Выбрать главу

Сушкевич — своеобразный, своеобычный человек и художник: внешне замкнутый, внутренне он — мятежен. Извилистым был его сценический путь, нередко приходилось ему преодолевать овраги, но все же путь Сушкевича вел к восхождению.

Как режиссер и, в особенности, как актер, Сушкевич выявился в поздний вечер своей жизни — разве не бывает так, что не в полдень, а в час заката пламенной торжественности достигают солнечные лучи?

Радость творческого утверждения пришла к Сушкевичу в Ленинграде, куда для ответственнейшей работы переехал он, расставшись с Москвой.

Хорошая молодежь — активная и артистичная входила в состав исполнителей «Гибели “Надежды”».

Кобус в «Гибели “Надежды”» — первое выступление Михаила Чехова на московской сцене. Михаил Чехов!.. Дивный, как своими творческими высокими достоинствами, так и душевными ущербами — провалами. Антагонистичны мнения об актере Михаиле Чехове: одни осуждают, презирают, другие благоговеют. Но почему «или‑или», а не «и‑и»?

Почему не признать, что в Чехове, не сливаясь, сосуществовали и победная творческая фантазия и неустойчивое жизнеощущение? Что он был слепой и изумительно зрячий? Мы, те, с кем он соприкасался в работе, чувствовали рту двойственность Чехова.

Помню, мы как-то после вечернего спектакля задержались в нашей гримировальной комнате… Чехов снимал с себя грим Кобуса, я — грим Матильды Босс.

И вдруг Чехов задал мне вопрос: «Серафима! Что ты думаешь обо мне?»

Это было неожиданно, но я не замедлила с ответом: «Ты — лужа, в которую улыбнулся бог».

Я совсем забыла эту фразу, сказанную слету, но Чехов напомнил мне ее через многие, многие годы.

В «Гибели “Надежды”» Чехов играл старого рыбака Кобуса, живущего в богадельне, неразлучного с Даантье — стариком той же, что и Кобус, судьбы. Чехову едва минуло в те годы двадцать лет, но он был актером, умеющим не только впрыгивать в роль, но влетать в нее.

Кто из зрителей подозревал, что старческая кожа на шее Кобуса была продолжением седого плешивого парика, что большими английскими булавками эта кожа пристегивалась к воротнику рубашки?

Никто.

Потому что Чехов клочок материи сделал кожей на старой шее Кобуса, потому что он верил сам и уверял зрителей, что именно такая дряблая шея у Кобуса.

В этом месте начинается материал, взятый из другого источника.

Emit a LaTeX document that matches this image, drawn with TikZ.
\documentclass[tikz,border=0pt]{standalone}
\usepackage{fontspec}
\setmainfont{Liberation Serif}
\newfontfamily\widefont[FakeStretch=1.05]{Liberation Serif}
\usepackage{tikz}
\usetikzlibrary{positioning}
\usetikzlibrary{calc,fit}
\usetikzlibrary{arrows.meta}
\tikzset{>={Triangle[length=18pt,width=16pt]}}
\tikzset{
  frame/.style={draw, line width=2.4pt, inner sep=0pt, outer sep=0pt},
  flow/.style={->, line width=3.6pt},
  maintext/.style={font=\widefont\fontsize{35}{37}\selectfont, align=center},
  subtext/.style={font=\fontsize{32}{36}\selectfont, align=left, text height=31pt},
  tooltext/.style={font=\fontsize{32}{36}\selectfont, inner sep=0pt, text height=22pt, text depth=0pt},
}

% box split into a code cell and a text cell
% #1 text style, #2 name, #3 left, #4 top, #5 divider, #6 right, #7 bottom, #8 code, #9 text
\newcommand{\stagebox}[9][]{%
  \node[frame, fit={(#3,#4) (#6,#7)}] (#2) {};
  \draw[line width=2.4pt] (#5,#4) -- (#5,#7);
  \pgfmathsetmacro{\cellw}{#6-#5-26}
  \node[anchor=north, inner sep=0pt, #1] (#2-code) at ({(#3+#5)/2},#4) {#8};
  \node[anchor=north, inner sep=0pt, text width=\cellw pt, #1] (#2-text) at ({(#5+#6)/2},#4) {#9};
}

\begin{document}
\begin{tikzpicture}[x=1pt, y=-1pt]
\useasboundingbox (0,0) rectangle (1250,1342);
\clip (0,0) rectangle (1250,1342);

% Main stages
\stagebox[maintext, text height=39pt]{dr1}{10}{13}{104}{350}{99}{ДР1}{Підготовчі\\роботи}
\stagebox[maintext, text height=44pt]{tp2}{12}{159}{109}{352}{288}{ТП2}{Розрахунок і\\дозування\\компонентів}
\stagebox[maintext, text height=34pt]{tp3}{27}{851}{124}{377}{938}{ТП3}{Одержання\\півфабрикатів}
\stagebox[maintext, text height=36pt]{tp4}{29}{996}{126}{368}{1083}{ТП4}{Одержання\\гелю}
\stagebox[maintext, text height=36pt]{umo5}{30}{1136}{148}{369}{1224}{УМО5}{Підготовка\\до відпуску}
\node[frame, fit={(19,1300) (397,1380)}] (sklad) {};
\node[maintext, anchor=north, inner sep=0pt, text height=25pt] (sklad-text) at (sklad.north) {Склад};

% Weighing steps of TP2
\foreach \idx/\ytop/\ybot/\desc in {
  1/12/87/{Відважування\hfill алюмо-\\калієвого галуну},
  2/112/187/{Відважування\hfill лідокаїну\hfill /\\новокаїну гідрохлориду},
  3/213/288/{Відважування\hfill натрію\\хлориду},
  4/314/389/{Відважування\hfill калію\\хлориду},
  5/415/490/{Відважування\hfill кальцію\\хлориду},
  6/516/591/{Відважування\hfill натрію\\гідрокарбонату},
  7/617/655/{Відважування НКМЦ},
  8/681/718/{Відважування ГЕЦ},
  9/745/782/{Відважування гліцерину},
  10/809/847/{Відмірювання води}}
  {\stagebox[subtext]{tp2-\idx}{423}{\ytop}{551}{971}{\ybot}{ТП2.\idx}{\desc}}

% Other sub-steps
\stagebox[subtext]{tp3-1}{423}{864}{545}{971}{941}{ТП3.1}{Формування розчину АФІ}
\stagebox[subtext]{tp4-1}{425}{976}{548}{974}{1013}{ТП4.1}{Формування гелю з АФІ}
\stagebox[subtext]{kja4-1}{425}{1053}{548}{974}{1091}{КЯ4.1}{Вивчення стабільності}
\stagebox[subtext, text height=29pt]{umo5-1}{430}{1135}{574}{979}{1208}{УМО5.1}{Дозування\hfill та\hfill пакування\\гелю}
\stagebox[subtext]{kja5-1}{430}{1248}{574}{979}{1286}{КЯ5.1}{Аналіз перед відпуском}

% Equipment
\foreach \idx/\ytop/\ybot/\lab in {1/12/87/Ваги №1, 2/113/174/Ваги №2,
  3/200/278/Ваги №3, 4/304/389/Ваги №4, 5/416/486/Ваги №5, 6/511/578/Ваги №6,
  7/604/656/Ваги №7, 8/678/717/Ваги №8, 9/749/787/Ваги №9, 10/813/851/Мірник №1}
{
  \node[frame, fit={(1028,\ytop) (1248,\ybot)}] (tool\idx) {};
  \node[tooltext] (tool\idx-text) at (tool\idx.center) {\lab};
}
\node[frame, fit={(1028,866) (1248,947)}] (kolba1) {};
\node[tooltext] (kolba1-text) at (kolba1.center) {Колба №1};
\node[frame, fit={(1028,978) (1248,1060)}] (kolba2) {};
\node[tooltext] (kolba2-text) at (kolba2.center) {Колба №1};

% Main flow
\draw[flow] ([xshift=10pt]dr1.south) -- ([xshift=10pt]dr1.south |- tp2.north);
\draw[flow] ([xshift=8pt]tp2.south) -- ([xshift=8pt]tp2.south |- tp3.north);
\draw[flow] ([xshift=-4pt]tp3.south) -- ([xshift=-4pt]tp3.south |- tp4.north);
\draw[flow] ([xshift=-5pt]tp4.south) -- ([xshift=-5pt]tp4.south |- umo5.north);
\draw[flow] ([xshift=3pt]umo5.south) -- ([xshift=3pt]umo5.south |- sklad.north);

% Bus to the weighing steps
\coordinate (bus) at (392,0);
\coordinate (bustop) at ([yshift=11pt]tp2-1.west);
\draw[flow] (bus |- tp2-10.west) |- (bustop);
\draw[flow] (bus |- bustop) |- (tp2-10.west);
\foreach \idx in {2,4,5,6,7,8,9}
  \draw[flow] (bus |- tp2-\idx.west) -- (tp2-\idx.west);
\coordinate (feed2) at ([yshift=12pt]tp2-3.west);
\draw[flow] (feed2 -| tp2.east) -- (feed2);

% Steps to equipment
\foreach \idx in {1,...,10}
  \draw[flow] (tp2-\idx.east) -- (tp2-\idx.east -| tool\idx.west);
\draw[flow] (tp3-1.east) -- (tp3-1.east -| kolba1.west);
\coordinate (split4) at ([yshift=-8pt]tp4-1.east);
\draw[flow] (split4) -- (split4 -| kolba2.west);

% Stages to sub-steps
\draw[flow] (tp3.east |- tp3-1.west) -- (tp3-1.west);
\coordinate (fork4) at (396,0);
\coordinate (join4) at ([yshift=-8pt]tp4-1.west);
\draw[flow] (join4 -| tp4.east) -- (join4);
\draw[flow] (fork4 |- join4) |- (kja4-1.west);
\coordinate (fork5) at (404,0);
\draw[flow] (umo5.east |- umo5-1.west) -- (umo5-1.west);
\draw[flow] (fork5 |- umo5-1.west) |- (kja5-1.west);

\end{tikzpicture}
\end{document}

Потому что умел он какими-то ему одному ведомыми средствами наполнить свои молодые глаза тягостными переживаниями убогой жизни старика, оставляя сердце его отзывчивым к горю других, к не своей радости.

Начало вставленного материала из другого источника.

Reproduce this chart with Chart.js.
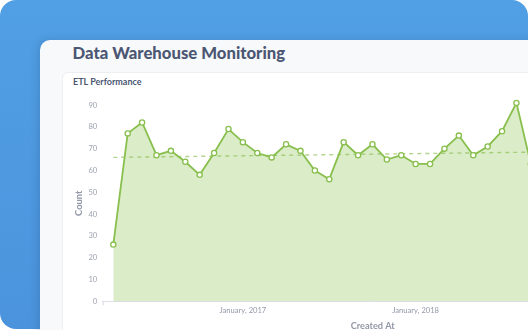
<!DOCTYPE html>
<html><head><meta charset="utf-8">
<script src="https://cdn.jsdelivr.net/npm/chart.js@4"></script>
<style>
html,body{margin:0;padding:0;width:528px;height:330px;overflow:hidden;background:#fff;font-family:Lato,sans-serif}
#bg{position:absolute;left:0;top:0;width:528px;height:329px;border-radius:16px;background:linear-gradient(180deg,#519fe4 0%,#4b94dd 100%)}
#card{position:absolute;left:40px;top:40px;width:560px;height:330px;border-radius:10px;background:#f8f9fb;box-shadow:-2px 0 8px rgba(20,50,90,0.18)}
#title{position:absolute;left:72.5px;top:42.7px;font-weight:900;font-size:16.7px;color:#4c5773;white-space:nowrap}
#panel{position:absolute;left:62px;top:72px;width:560px;height:300px;background:#fff;border:1px solid #eceef2;border-radius:6px}
#sub{position:absolute;left:73px;top:76px;font-weight:700;font-size:9px;color:#4c5773;white-space:nowrap}
#wrap{position:absolute;left:62px;top:95px;width:586px;height:237px}
</style></head>
<body>
<div id="bg"></div>
<div id="card"></div>
<div id="title">Data Warehouse Monitoring</div>
<div id="panel"></div>
<div id="sub">ETL Performance</div>
<div id="wrap"><canvas id="c" width="586" height="237"></canvas></div>
<script>
const categories = ["2016-04","2016-05","2016-06","2016-07","2016-08","2016-09","2016-10","2016-11","2016-12",
  "2017-01","2017-02","2017-03","2017-04","2017-05","2017-06","2017-07","2017-08","2017-09","2017-10","2017-11","2017-12",
  "2018-01","2018-02","2018-03","2018-04","2018-05","2018-06","2018-07","2018-08","2018-09"];
const etlCounts = [26,77,82,67,69,64,58,68,79,73,68,66,72,69,60,56,73,67,72,65,67,63,63,70,76,67,71,78,91,63];
const trendStart = 66.0;
const trendEnd = 68.4;
const xTickIndices = [9, 21];
const xTickLabels = ["January, 2017", "January, 2018"];
const yTicks = [0,10,20,30,40,50,60,70,80,90];

const mainPoints = etlCounts.map((v, i) => ({x: i, y: v}));
const trendPoints = [{x: 0, y: trendStart}, {x: categories.length - 1, y: trendEnd}];

const startTick = {
  id: 'startTick',
  afterDraw(chart) {
    const s = chart.scales.x, ctx = chart.ctx;
    ctx.save();
    ctx.strokeStyle = '#d6d9e0';
    ctx.lineWidth = 1;
    ctx.beginPath();
    ctx.moveTo(s.left + 0.5, s.top);
    ctx.lineTo(s.left + 0.5, s.top + 4);
    ctx.stroke();
    ctx.restore();
  }
};

new Chart(document.getElementById('c'), {
  type: 'line',
  data: {
    datasets: [
      {
        label: 'Count', data: mainPoints,
        borderColor: '#88bf4d', backgroundColor: 'rgba(136,191,77,0.3)',
        borderWidth: 1.8, fill: 'origin', tension: 0,
        pointRadius: 2.6, pointBorderWidth: 1.3,
        pointBackgroundColor: '#ffffff', pointBorderColor: '#88bf4d', clip: false
      },
      {
        label: 'Trend', data: trendPoints,
        borderColor: 'rgba(136,191,77,0.65)', borderWidth: 1.4, borderDash: [4, 4],
        pointRadius: 0, fill: false, tension: 0
      }
    ]
  },
  plugins: [startTick],
  options: {
    responsive: false, animation: false, events: [],
    layout: {padding: {top: 10, left: 0, right: 0, bottom: 0}},
    plugins: {legend: {display: false}, tooltip: {enabled: false}, filler: {drawTime: 'beforeDatasetsDraw'}},
    scales: {
      x: {
        type: 'linear', min: -0.736, max: 36.77,
        grid: {display: false, drawTicks: false},
        border: {display: true, color: '#dcdfe5', width: 1},
        afterBuildTicks: (s) => { s.ticks = xTickIndices.map(v => ({value: v})); },
        afterFit: (s) => { s.height = 30.7; },
        ticks: {
          autoSkip: false, maxRotation: 0, padding: 4.6, color: '#9499a8',
          font: {family: 'Lato', size: 7.6},
          callback: (v) => xTickLabels[xTickIndices.indexOf(v)]
        },
        title: {
          display: true, text: 'Created At', color: '#9398a8',
          font: {family: 'Lato', size: 9.2, weight: 'bold'}, padding: {top: 0, bottom: 0.6}
        }
      },
      y: {
        min: 0, max: 90,
        grid: {display: false, drawTicks: false},
        border: {display: false},
        afterBuildTicks: (s) => { s.ticks = yTicks.map(v => ({value: v})); },
        afterFit: (s) => { s.width = 40.7; },
        ticks: {padding: 5.5, color: '#9ea3b1', font: {family: 'Lato', size: 7.6}},
        title: {
          display: true, text: 'Count', color: '#9398a8',
          font: {family: 'Lato', size: 9.4, weight: 'bold'}, padding: {top: 11.6, bottom: 0}
        }
      }
    }
  }
});
</script>
</body></html>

Только в ранней молодости Чехов добивался, вернее — ждал признания. Пожалуй, фамилия «Чехов» требовала, чтобы был признан артистический дар носящего это прославленное имя.

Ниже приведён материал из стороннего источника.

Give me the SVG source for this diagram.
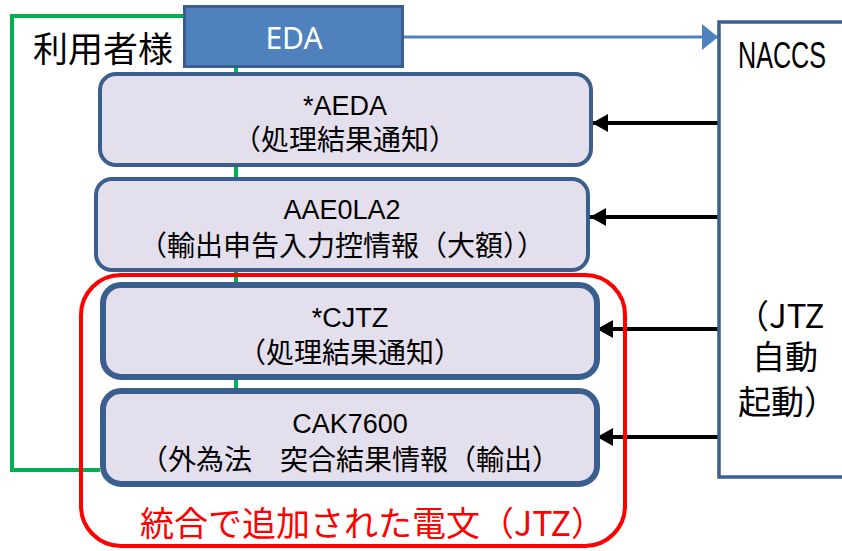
<svg xmlns="http://www.w3.org/2000/svg" width="842" height="551" viewBox="0 0 842 551">
<style>
.box{fill:#E4DFEC;stroke:#3A5F8F;stroke-width:4}
.box2{fill:#E4DFEC;stroke:#3A5F8F;stroke-width:6}
.lat{font-family:"Liberation Sans",sans-serif;font-size:27px;fill:#000;text-anchor:middle}
.jp{font-family:"Noto Sans CJK JP",sans-serif;font-size:28px;fill:#000;text-anchor:middle}
.big{font-family:"Noto Sans CJK JP",sans-serif;font-size:33px;fill:#000}
.green{fill:none;stroke:#00B050;stroke-width:4}
.black{stroke:#000;stroke-width:4}
</style>
<defs>
<marker id="ah" markerUnits="userSpaceOnUse" markerWidth="16" markerHeight="18" refX="16" refY="9" orient="auto">
<path d="M0,0 L16,9 L0,18 z" fill="#000"/>
</marker>
<marker id="bh" markerUnits="userSpaceOnUse" markerWidth="16" markerHeight="26" refX="16" refY="13" orient="auto">
<path d="M0,0 L16,13 L0,26 z" fill="#4F81BD"/>
</marker>
</defs>
<rect width="842" height="551" fill="#fff"/>
<g id="connectors">
<path class="green" d="M183,16 H12 V470 H100"/>
<path class="green" d="M236,68 V392"/>
<line x1="404" y1="37" x2="718" y2="37" stroke="#4F81BD" stroke-width="3" marker-end="url(#bh)"/>
<line class="black" x1="718" y1="123" x2="592" y2="123" marker-end="url(#ah)"/>
<line class="black" x1="718" y1="217" x2="590" y2="217" marker-end="url(#ah)"/>
<line class="black" x1="718" y1="329" x2="597" y2="329" marker-end="url(#ah)"/>
<line class="black" x1="718" y1="437" x2="597" y2="437" marker-end="url(#ah)"/>
</g>
<g id="naccs">
<rect x="719" y="22" width="140" height="455" fill="#fff" stroke="#3A5F8F" stroke-width="3.5"/>
<text x="738" y="68" font-family="Liberation Sans,sans-serif" font-size="36" textLength="88" lengthAdjust="spacingAndGlyphs">NACCS</text>
<text class="big" x="736" y="328">（JTZ</text>
<text class="big" x="752" y="369">自動</text>
<text class="big" x="738" y="414">起動）</text>
</g>
<g id="user">
<text x="33" y="62" font-family="Noto Sans CJK JP,sans-serif" font-size="35">利用者様</text>
</g>
<g id="eda">
<rect x="184.5" y="6.5" width="218" height="60" fill="#4F81BD" stroke="#3A5F8F" stroke-width="3"/>
<text x="294" y="49" font-family="Noto Sans,Liberation Sans,sans-serif" font-size="30" fill="#fff" text-anchor="middle">EDA</text>
</g>
<g id="aeda">
<rect class="box" x="100" y="74" width="491" height="91" rx="16"/>
<text class="lat" x="345" y="115">*AEDA</text>
<text class="jp" x="345" y="150">（処理結果通知）</text>
</g>
<g id="aae0la2">
<rect class="box" x="96" y="179" width="492" height="91" rx="16"/>
<text class="lat" x="342" y="219">AAE0LA2</text>
<text class="jp" x="342" y="256">（輸出申告入力控情報（大額））</text>
</g>
<g id="jtz-group">
<rect x="81" y="275" width="544" height="271" rx="40" fill="none" stroke="#FF0000" stroke-width="4"/>
<text x="140" y="536" font-family="Noto Sans CJK JP,sans-serif" font-size="34" fill="#FF0000">統合で追加された電文（JTZ）</text>
</g>
<g id="cjtz">
<rect class="box2" x="103" y="285" width="494" height="92" rx="18"/>
<text class="lat" x="350" y="327">*CJTZ</text>
<text class="jp" x="350" y="363">（処理結果通知）</text>
</g>
<g id="cak7600">
<rect class="box2" x="103" y="391" width="494" height="93" rx="18"/>
<text class="lat" x="350" y="433">CAK7600</text>
<text class="jp" x="350" y="470">（外為法　突合結果情報（輸出）</text>
</g>
</svg>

С годами он отделался от припадков актерского тщеславия — велика была власть Чехова над зрительным залом, с поразительной быстротой росла его популярность. Я буду еще говорить о нем, но не пытаюсь определить его: Чехов — явление, мне кажется, никем не расшифрованное. Талант его почти необъясним. Но так силен был Чехов, только пока он приникал к земле русской. Эмигрировав, он пал как актер. Годы его заграничных скитаний печальны и бесплодны. Там был уже не тот Чехов, которого знали мы, его товарищи по Первой студии и по МХТ.

Напарником Чехова в «Гибели “Надежды”» был Николай Федорович Колин — старик Даантье. Колин был намного старше Чехова, чуть ли не вдвое, — никакой возрастной метаморфозы для роли Даантье ему не потребовалось, но горечь безотрадной жизни, но угрюмость человека, не знавшего счастья, Колин выразил с великим сценическим красноречием. Прекрасный актер!

В роли Мальволио («Двенадцатая ночь») он, по моему убеждению, превосходил Чехова, заступившего его в этой роли (Колин эмигрировал за границу). Мальволио Колина вернее и ценнее Мальволио Чехова, ибо для Колина Шекспир был непререкаемым авторитетом, Чехов же обходился без Шекспира, как обходился и без Сухово-Кобылина в «Деле» и, конечно, без Гейерманса в «Гибели “Надежды”».

С одним лишь драматургом будто слился Чехов: с Гоголем, но и Хлестаков Чехова — это все же единоборство актера с драматургом. Чехов как бы отнял у Гоголя Хлестакова, сделав этот образ своей творческой собственностью. Вот почему Вл. И. Немирович-Данченко подозревал, что Чехов разрешает себе вольность в обращении с текстом великого сатирика. Подозревал!.. но вынужден был признать несправедливость своего подозрения.